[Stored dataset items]
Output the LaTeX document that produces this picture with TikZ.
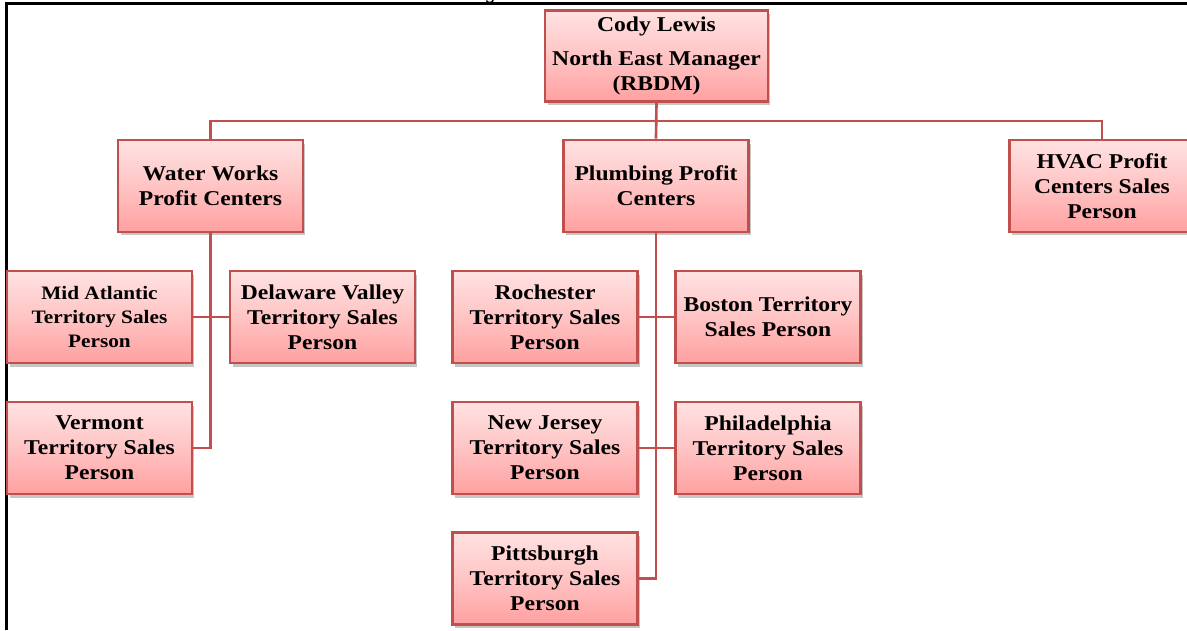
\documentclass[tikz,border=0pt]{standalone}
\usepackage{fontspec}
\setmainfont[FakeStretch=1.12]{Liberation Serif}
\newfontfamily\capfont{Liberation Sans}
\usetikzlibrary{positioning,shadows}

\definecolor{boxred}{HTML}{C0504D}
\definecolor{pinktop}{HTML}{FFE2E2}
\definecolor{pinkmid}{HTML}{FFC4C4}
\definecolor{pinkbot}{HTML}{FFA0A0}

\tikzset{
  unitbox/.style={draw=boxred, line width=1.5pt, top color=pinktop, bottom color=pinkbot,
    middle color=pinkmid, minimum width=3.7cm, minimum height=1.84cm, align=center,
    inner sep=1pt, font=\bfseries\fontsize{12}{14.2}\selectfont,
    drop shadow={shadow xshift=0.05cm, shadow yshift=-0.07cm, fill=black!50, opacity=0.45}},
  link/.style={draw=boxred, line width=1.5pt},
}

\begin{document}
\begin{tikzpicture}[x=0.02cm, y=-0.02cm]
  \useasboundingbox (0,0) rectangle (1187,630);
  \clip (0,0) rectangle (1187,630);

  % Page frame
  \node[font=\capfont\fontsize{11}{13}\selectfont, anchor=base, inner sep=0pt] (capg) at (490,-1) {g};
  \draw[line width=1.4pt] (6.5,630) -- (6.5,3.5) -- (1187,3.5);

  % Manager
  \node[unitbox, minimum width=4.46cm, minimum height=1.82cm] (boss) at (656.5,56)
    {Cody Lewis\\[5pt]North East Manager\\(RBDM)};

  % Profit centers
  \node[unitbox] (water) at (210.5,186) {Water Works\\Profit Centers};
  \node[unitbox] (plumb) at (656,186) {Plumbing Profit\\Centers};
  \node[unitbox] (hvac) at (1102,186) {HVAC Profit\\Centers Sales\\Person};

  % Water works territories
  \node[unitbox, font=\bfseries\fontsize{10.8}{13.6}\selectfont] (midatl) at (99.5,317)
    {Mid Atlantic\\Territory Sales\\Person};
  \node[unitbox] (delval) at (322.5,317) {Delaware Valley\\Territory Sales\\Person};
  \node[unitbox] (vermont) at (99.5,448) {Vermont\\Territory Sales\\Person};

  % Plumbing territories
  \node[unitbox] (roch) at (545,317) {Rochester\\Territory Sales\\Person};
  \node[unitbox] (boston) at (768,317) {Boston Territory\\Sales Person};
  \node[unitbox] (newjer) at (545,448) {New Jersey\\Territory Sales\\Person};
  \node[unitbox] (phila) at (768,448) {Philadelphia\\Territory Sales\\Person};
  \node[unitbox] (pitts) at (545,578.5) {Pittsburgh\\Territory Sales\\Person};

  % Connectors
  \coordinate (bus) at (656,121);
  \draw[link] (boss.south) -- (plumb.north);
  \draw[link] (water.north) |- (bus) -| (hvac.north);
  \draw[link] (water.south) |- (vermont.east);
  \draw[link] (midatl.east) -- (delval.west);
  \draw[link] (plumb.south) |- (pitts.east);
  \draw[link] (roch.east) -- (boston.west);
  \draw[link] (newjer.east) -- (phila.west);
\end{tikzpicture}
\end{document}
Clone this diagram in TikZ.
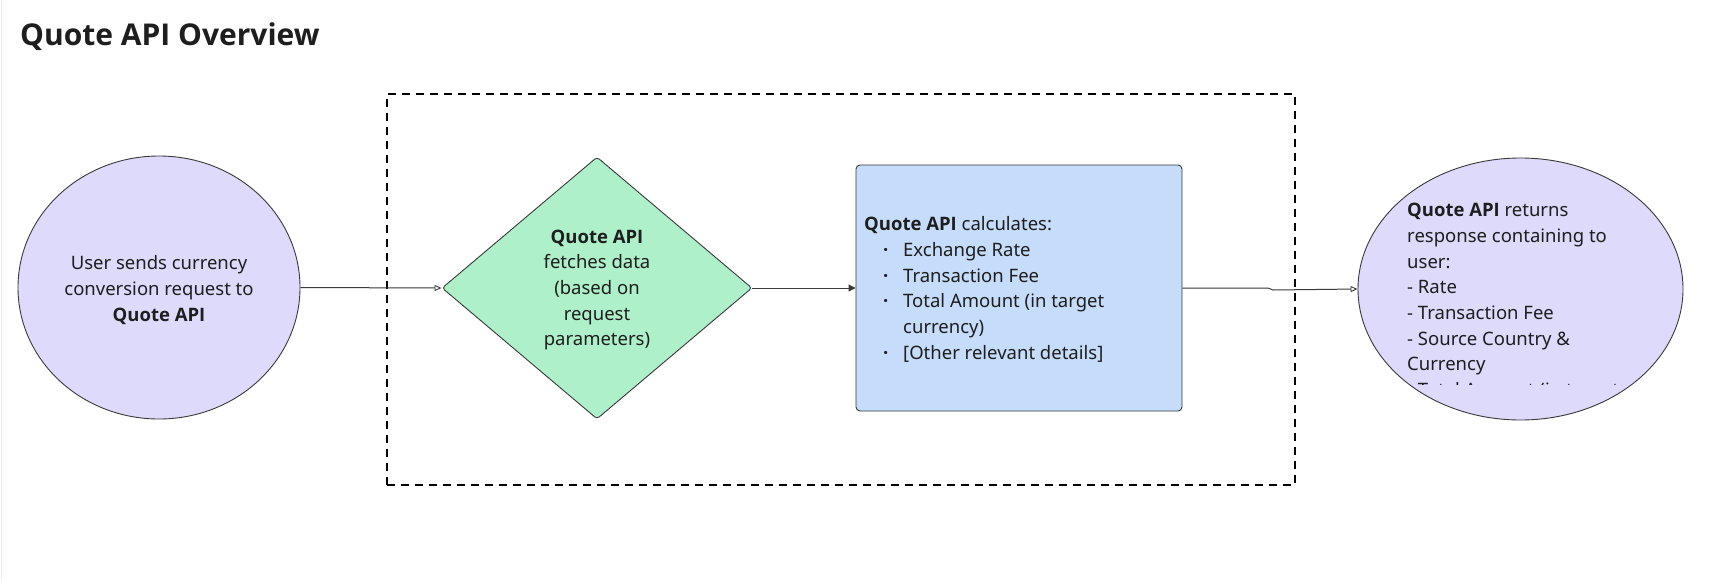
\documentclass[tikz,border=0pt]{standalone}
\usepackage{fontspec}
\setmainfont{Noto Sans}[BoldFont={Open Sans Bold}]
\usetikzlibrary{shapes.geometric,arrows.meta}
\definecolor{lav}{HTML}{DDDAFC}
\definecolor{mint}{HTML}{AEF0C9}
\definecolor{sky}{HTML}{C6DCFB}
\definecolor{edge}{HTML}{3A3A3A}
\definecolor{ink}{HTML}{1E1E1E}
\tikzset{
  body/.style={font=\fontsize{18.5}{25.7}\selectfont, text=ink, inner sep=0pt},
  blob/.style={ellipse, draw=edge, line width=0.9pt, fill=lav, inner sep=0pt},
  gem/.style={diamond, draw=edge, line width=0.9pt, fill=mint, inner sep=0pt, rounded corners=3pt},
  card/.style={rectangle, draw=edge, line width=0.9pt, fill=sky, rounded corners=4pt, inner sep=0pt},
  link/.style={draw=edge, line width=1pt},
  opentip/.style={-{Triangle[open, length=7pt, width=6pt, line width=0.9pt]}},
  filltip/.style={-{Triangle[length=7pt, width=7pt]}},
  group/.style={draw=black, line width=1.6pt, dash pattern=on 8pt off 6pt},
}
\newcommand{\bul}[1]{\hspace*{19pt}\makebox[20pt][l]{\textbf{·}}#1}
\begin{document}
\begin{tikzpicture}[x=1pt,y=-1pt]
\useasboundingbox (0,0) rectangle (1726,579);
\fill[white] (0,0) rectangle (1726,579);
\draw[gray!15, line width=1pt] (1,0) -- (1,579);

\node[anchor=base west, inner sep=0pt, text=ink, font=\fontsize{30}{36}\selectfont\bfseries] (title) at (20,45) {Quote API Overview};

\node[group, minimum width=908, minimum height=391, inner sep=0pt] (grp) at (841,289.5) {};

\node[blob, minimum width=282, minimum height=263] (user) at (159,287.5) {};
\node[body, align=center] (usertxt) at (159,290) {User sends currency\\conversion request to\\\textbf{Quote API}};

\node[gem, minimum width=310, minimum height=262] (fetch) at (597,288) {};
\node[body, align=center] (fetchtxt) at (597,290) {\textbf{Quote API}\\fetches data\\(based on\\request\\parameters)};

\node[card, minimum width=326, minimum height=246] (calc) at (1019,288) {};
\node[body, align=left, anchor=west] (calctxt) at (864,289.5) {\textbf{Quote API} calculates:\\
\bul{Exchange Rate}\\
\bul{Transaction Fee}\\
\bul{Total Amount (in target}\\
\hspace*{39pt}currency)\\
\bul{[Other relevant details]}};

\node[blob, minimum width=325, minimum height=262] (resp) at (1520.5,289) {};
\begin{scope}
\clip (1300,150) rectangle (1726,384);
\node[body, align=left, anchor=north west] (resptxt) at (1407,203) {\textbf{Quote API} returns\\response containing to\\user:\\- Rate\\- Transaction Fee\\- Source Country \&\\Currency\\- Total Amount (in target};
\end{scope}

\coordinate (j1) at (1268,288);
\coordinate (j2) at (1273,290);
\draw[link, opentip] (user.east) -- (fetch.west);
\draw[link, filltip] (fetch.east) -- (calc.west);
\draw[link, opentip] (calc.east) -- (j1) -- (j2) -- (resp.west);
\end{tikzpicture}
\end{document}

**CHALLENGE:** Copy nothing but the lines from the top of the data down to the line containing "(hvac) at (1102,186)", and leave the pictures out.

**FULL SOLUTION:**
Output the LaTeX document that produces this picture with TikZ.
\documentclass[tikz,border=0pt]{standalone}
\usepackage{fontspec}
\setmainfont[FakeStretch=1.12]{Liberation Serif}
\newfontfamily\capfont{Liberation Sans}
\usetikzlibrary{positioning,shadows}

\definecolor{boxred}{HTML}{C0504D}
\definecolor{pinktop}{HTML}{FFE2E2}
\definecolor{pinkmid}{HTML}{FFC4C4}
\definecolor{pinkbot}{HTML}{FFA0A0}

\tikzset{
  unitbox/.style={draw=boxred, line width=1.5pt, top color=pinktop, bottom color=pinkbot,
    middle color=pinkmid, minimum width=3.7cm, minimum height=1.84cm, align=center,
    inner sep=1pt, font=\bfseries\fontsize{12}{14.2}\selectfont,
    drop shadow={shadow xshift=0.05cm, shadow yshift=-0.07cm, fill=black!50, opacity=0.45}},
  link/.style={draw=boxred, line width=1.5pt},
}

\begin{document}
\begin{tikzpicture}[x=0.02cm, y=-0.02cm]
  \useasboundingbox (0,0) rectangle (1187,630);
  \clip (0,0) rectangle (1187,630);

  % Page frame
  \node[font=\capfont\fontsize{11}{13}\selectfont, anchor=base, inner sep=0pt] (capg) at (490,-1) {g};
  \draw[line width=1.4pt] (6.5,630) -- (6.5,3.5) -- (1187,3.5);

  % Manager
  \node[unitbox, minimum width=4.46cm, minimum height=1.82cm] (boss) at (656.5,56)
    {Cody Lewis\\[5pt]North East Manager\\(RBDM)};

  % Profit centers
  \node[unitbox] (water) at (210.5,186) {Water Works\\Profit Centers};
  \node[unitbox] (plumb) at (656,186) {Plumbing Profit\\Centers};
  \node[unitbox] (hvac) at (1102,186) {HVAC Profit\\Centers Sales\\Person};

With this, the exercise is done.